そうした人材はトランプ大統領がイメージしているかもしれない「職業訓練所」では教育できない。21世紀型の知的製造業のためには、それこそトランプ大統領が冷遇する優れた大学の存在が不可欠となります。

トランプ大統領の頭には「自由貿易主義対保護貿易主義」という対立軸があり、「自由貿易主義で海外から輸入が増え、米国の雇用が奪われた。保護貿易主義によって、米国内の製造業を保護し、失業者が増えないようにしなければならない」という構図が根強く、定着しているようです。

単純化すると、今や「保護貿易主義=共和党」対「自由貿易主義=民主党」という対立構造になっているようです。米国は世界のGDPの26%、中国は16%を占め、残りの主要国は1ケタしかなく、米国が最も豊な国です。その豊かさで潤っているのは、金融証券、IT企業、サービス業で、地域的にはニューヨーク、シリコンバレーなどの巨大都市で、共和党支持者の多い内陸部、かつての製造業が栄えたラストベルト(錆びついた工業地帯)は豊かさから取り残されている。

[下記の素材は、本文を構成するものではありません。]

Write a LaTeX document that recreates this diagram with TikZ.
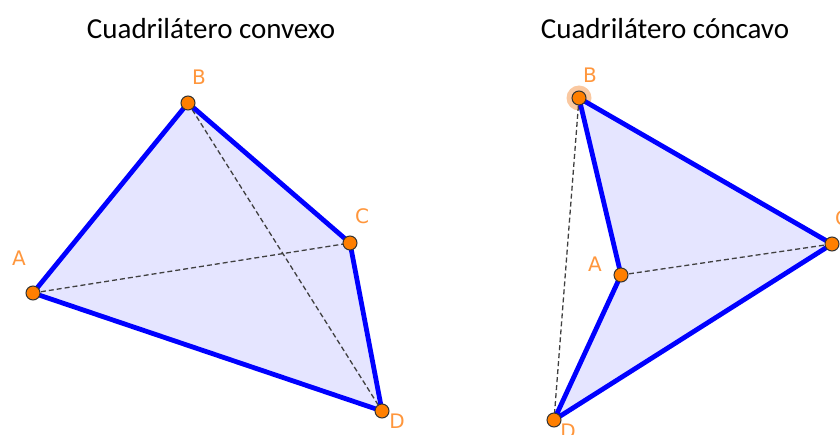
\documentclass[tikz,border=0pt]{standalone}
\usepackage{fontspec}
\setmainfont{Carlito}
\newfontfamily\lblfont{DejaVu Sans}
\definecolor{edgeblue}{RGB}{0,0,255}
\definecolor{fillblue}{RGB}{229,229,255}
\definecolor{ptorange}{RGB}{255,127,0}
\definecolor{lblorange}{RGB}{255,150,60}
\definecolor{halo}{RGB}{250,200,160}
\tikzset{
  edge/.style={draw=edgeblue,line width=4.8pt,line join=round},
  diag/.style={draw=black!75,line width=1.3pt,dash pattern=on 5pt off 3pt},
  pt/.style={circle,fill=ptorange,draw=black!80,line width=1pt,minimum size=14pt,inner sep=0pt},
  lbl/.style={text=lblorange,font=\lblfont\fontsize{20}{20}\selectfont,inner sep=0pt},
  title/.style={font=\fontsize{29}{32}\selectfont,inner sep=0pt}
}
\begin{document}
\begin{tikzpicture}[x=1pt,y=-1pt]
\useasboundingbox (0,0) rectangle (840,435);
% titles
\node[title] (t1) at (211,29) {Cuadrilátero convexo};
\node[title] (t2) at (665,29) {Cuadrilátero cóncavo};
% left quadrilateral
\coordinate (A) at (33,293);
\coordinate (B) at (188,103);
\coordinate (C) at (350,243);
\coordinate (D) at (382,411);
\fill[fillblue] (A) -- (B) -- (C) -- (D) -- cycle;
\draw[diag] (A) -- (C);
\draw[diag] (B) -- (D);
\draw[edge] (A) -- (B) -- (C) -- (D) -- cycle;
\node[pt] (pA) at (A) {};
\node[pt] (pB) at (B) {};
\node[pt] (pC) at (C) {};
\node[pt] (pD) at (D) {};
\node[lbl] (lA) at (19,258) {A};
\node[lbl] (lB) at (199,77) {B};
\node[lbl] (lC) at (362,216) {C};
\node[lbl] (lD) at (397,421) {D};
% right quadrilateral
\coordinate (A2) at (621,275);
\coordinate (B2) at (579,98);
\coordinate (C2) at (832,244);
\coordinate (D2) at (554,420);
\fill[halo] (B2) circle (12.5);
\fill[fillblue] (B2) -- (C2) -- (D2) -- (A2) -- cycle;
\draw[diag] (A2) -- (C2);
\draw[diag] (B2) -- (D2);
\draw[edge] (B2) -- (C2) -- (D2) -- (A2) -- cycle;
\node[pt] (pA2) at (A2) {};
\node[pt] (pB2) at (B2) {};
\node[pt] (pC2) at (C2) {};
\node[pt] (pD2) at (D2) {};
\node[lbl] (lA2) at (595,264) {A};
\node[lbl] (lB2) at (590,75) {B};
\node[lbl,anchor=west] (lC2) at (835,218) {C};
\node[lbl] (lD2) at (568,431) {D};
\end{tikzpicture}
\end{document}
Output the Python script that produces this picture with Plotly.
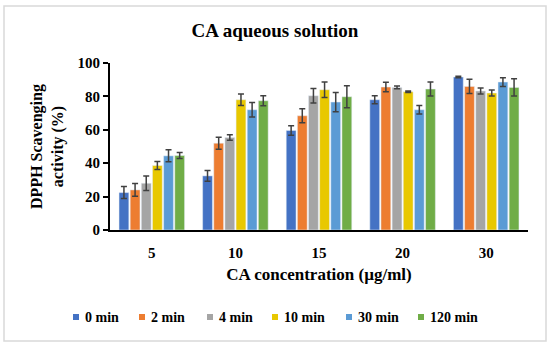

グローバル経済で成功した階層・地域と、グローバル経済で浸食された階層・地域に米国が分断され、その対立がトランプ大統領を生み、支持者がいるという構図でしょう。これは米国の国内問題であり、その対応がまずかったことから米国の分断が広がった。

さきほどのChatGPTは「米国の内政の失敗が先にあり、それを対外的な強硬策で解決しようとしているとの指摘が米国内でなされている。つまり『米国内の構造問題の外部化』といってもいいでしょう。『内政の失敗』の代償を対外的な強硬策で回収しようとしている。そうした問題を直視しなければ、『強いアメリカ』への回帰はありません」とも解説しています。同感です。

時代を1860年代に遡り、南北戦争(1861-65年)をおさらいすると、奴隷解放が大きな目的であるとともに、奴隷制で農業で潤う南部の自由貿易主義と、工業地帯を持つ保護貿易主義の闘いでもあったとされます。自由貿易主義対保護貿易主義の対立は南北戦争時で見られ、それが21世紀になって甦ったという面があります。21世紀版の「南北戦争」です。